Das ist etwas, was ich noch nie verstanden habe und was
mir schon vor vierzig Jahren beim Kinderschutzbund bitter aufgestoßen ist und
mich seitdem immer wieder und wieder hilflos erstarren lässt: Warum zählt der
sofortige Schutz des Kindes weniger als die mögliche Unschuldsvermutung in
Bezug auf die Eltern? Ich kapiere es nicht, ich kapiere es einfach nicht. Wenn
ein kleines Kind mit schweren Verletzungen ins Krankenhaus kommt, dann hat es!
und nicht die Eltern, ein Recht auf jetzigen Schutz. Sofort. Punkt. Was ist
daran so schwer umzusetzen? Man könnte sich eventuell geirrt haben und das Kind
ist wirklich die Treppe runter gefallen? Jesses, ja und? Dann wird das in Ruhe
geklärt und in dieser Zeit kann das Kind vielleicht ein wenig gesunden. Es
könnte aber auch anders sein. Und dann? Jedes gequälte und totgeschlagene Kind
ist eines zu viel. Das Recht des Kindes auf umfassende und jederzeit zu
sichernde körperliche und seelische Unversehrtheit wiegt meiner Meinung viel
schwerer als die Befindlichkeitsstörungen von Eltern und Jugendamtsmitarbeitern.

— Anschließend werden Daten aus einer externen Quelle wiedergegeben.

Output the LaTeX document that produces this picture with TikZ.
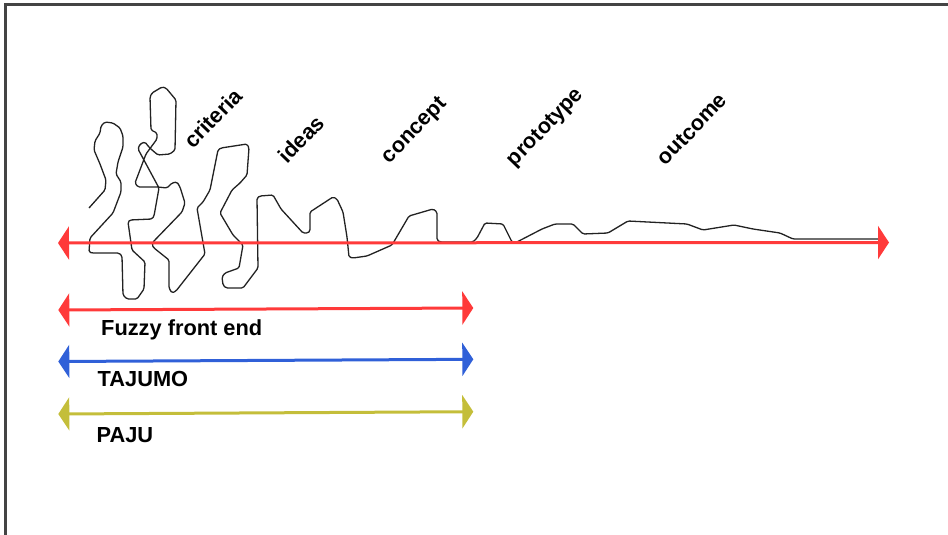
\documentclass[tikz,border=0pt]{standalone}
\usepackage{fontspec}
\setmainfont{Liberation Sans}
\usetikzlibrary{arrows.meta}

\definecolor{spanred}{RGB}{255,58,58}
\definecolor{spanblue}{RGB}{48,96,216}
\definecolor{spanolive}{RGB}{196,190,58}
\definecolor{framegray}{RGB}{68,68,68}
\definecolor{ink}{RGB}{34,34,34}

\begin{document}
\begin{tikzpicture}[x=1pt,y=-1pt,
  span/.style={line width=3pt,
    {Triangle[length=11pt,width=33pt]}-{Triangle[length=11pt,width=33pt]}},
  stage/.style={font=\bfseries\fontsize{21.6}{24}\selectfont, rotate=46, inner sep=0pt},
  tag/.style={font=\bfseries\fontsize{21.8}{25}\selectfont, anchor=base west, inner sep=0pt},
  trail/.style={draw=ink, line width=1.3pt, rounded corners=1.5pt, line join=round}]

\useasboundingbox (0,0) rectangle (948,535);

% frame: left and top edges only
\coordinate (frameBL) at (5.5,535);
\coordinate (frameTL) at (5.5,4.5);
\coordinate (frameTR) at (948,4.5);
\draw[framegray, line width=2.3pt] (frameBL) -- (frameTL) -- (frameTR);

% the winding development trail, from chaos to a straight line
\draw[trail]
  (89,208) -- (97,199) -- (105,190) -- (106,180) -- (100,164) -- (94,150)
  -- (95,141) -- (100,133) -- (101,126) -- (105,122) -- (113,123) -- (120,128)
  -- (123,136) -- (123,147) -- (118,162) -- (116,174) -- (121,182) -- (121,192)
  -- (113,213) -- (90,238) -- (89,252) -- (92,253) -- (119,253) -- (122,256)
  -- (123,295) -- (127,299) -- (137,299) -- (144,289) -- (145,262) -- (132,250)
  -- (128,222) -- (130,220) -- (152,219) -- (154,216) -- (159,188) -- (138,149)
  -- (140,144) -- (145,142) -- (148,146) -- (152,150) -- (158,155) -- (170,154)
  -- (175,150) -- (176,100) -- (166,88) -- (162,87) -- (152,93) -- (150,97)
  -- (151,130) -- (157,133) -- (157,139) -- (146,154) -- (135,183) -- (138,187)
  -- (158,187) -- (167,188) -- (172,183) -- (177,182) -- (180,187) -- (185,203)
  -- (182,212) -- (153,242) -- (152,245) -- (154,248) -- (169,260) -- (169,288)
  -- (172,293) -- (176,291) -- (205,254) -- (197,208) -- (203,202) -- (210,190)
  -- (218,150) -- (221,148) -- (247,144) -- (249,148) -- (247,175) -- (240,183)
  -- (232,190) -- (220,213) -- (233,235) -- (240,242) -- (243,245) -- (239,268)
  -- (225,273) -- (222,277) -- (223,285) -- (226,288) -- (243,288) -- (258,268)
  -- (257,198) -- (260,196) -- (273,195) -- (281,209) -- (303,233) -- (308,233)
  -- (310,231) -- (310,212) -- (333,197) -- (337,199) -- (343,212) -- (347,237)
  -- (349,257) -- (353,258) -- (367,256) -- (392,245) -- (409,216) -- (433,209)
  -- (437,212) -- (437,240) -- (440,242) -- (473,242) -- (477,238) -- (485,223)
  -- (503,224) -- (512,242) -- (515,243) -- (542,229) -- (555,224) -- (573,224)
  -- (583,234) -- (608,233) -- (628,221) -- (687,224) -- (703,230) -- (734,225)
  -- (753,229) -- (780,233) -- (793,239) -- (878,239);

% stage labels
\node[stage] (criteria)  at (213,118) {criteria};
\node[stage] (ideas)     at (301,139) {ideas};
\node[stage] (concept)   at (415,131) {concept};
\node[stage] (prototype) at (546,128) {prototype};
\node[stage] (outcome)   at (692,129) {outcome};

% timeline and spans
\coordinate (mainL) at (58,243);
\coordinate (mainR) at (889,242.5);
\draw[span, spanred] (mainL) -- (mainR);

\coordinate (ffeL) at (58.3,310);
\coordinate (ffeR) at (473.3,308);
\draw[span, spanred] (ffeL) -- (ffeR);
\node[tag] (ffe) at (101,335) {Fuzzy front end};

\coordinate (tajL) at (58.3,361.5);
\coordinate (tajR) at (473.3,359.3);
\draw[span, spanblue] (tajL) -- (tajR);
\node[tag] (tajumo) at (97.5,386.7) {TAJUMO};

\coordinate (pajL) at (58.3,414);
\coordinate (pajR) at (473.3,411.7);
\draw[span, spanolive] (pajL) -- (pajR);
\node[tag] (paju) at (96.5,442.7) {PAJU};

\end{tikzpicture}
\end{document}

... Und für die ganz Schlauen: Die jeweilige ethnische Zugehörigkeit von Eltern
und Kind spielt überhaupt keine Rolle.
Ja, es wird ein riesen Bohei gemacht und alles ertrinkt
in Vorschriften, Ausführungsbestimmungen, Amtshierarchien,
Zuständigkeitsgerangel, Ängstlichkeiten, mangelnder Zivilcourage,
Fünfausfertigungsformularen, Anträgen, Absprachen, Teamsitzungen, Blablablubbs
- und zwischendrin verrecken die Kinder.